When John Stevens, the engineer and lawyer who eventually lent his name to Stevens Institute of Technology, designed the grid system still used by the city of Hoboken, it was almost as if he meant to provide a system by which the city’s greenest locations would be kept secret. Given the manner in which Hoboken’s brownstones are laid out, there are few vantage points by which to look into backyards. True, you could spy on your neighbor’s yard from above, but from the sidewalk there’s no hope.
So, for many of Hoboken’s talented horticulturalists, their gardens are literally secret. But the Hoboken Historical Society, now for the sixteenth year in a row, is striving to bring those secrets to the public, without actually revealing them, of course. Hence the club’s “Secret Garden Tour,” a walking tour of some of the city’s most tucked away gardens, each diverse and designed in its own unique way.
“In an environment where you’ve got paved streets, sidewalks, and maybe just a few trees, it’s important to have greenery in this city,” said Melissa Abernathy, the historical society’s communications director as well as one of the tour’s organizers. “This is a way to see some of hidden Hoboken.”
“In an environment where you’ve got paved streets, sidewalks and maybe just a few trees, it’s important to have greenery in this city.” – Melissa Abernathy
The event is one of the historical society’s biggest annual fundraisers, along with the house tour, which runs in the fall. Tickets are $25 on the day of the tour, but can be purchased in advance for $20 on the society’s website (www.hobokenmuseum.org). Children under 13 can take the tour for free.
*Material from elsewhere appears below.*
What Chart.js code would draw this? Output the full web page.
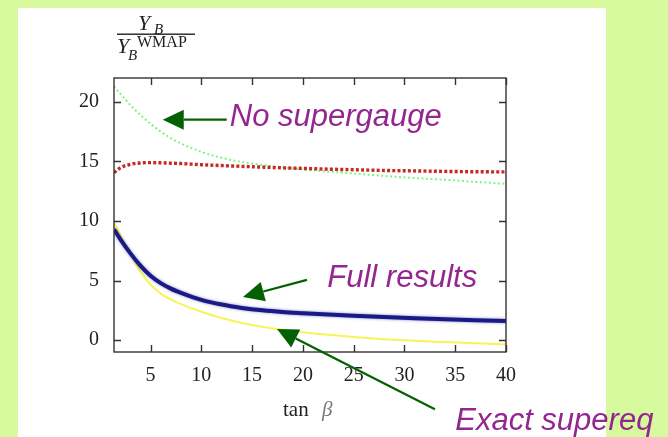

Diverse gardens, rich history
The gardens displayed on the tour are usually chosen by word of mouth. Society members talk to their friends, consult local landscapers, and consult with members of the Hoboken Garden Club to pick each year’s participants. Some are new, while some have been mainstays of the tour for many years.
“The gardens range from homespun and self-designed that came together over the years as the gardener tried out different things to very constructed, regimented gardens,” said Abernathy.
Here’s the catch: No one will know which of Hoboken’s gardens will be on the tour until the day of, as the historical society likes to keep the addresses and names of the gardeners confidential.
“It fits well with the secret theme, but it’s mainly because some of the gardeners don’t want their addresses broadcasted,” said Abernathy. The majority of gardeners will be on hand Sunday to guide the tour through their backyards.
Most of the gardens on the tour follow some type of theme. For instance, one garden is highlighted by a New Orleans-style wrought iron balcony, on and around which various plants are located. Another includes a Japanese-style garden with pathways through intricately-designed planters. Several others are simply exercises in horticultural chaos, employing random and exotic plants throughout.
“A number of gardens are the result of years of trial and experimentation by devoted gardeners,” said Abernathy in a press release.
The diversity in the gardens are something that Stevens himself would have been proud of. In addition to his work as an engineer, the renaissance man was also an amateur gardener, and is credited with introducing two popular flowers to the area: the camellia and the chrysanthemum.
As a special surprise this year, a garden to which Abernathy referred as “one of the most amazing gardens from previous tours” will make an encore appearance. The garden features faux-gothic church ruins, a soaking pool, and waterfall amid a bevy of plant life.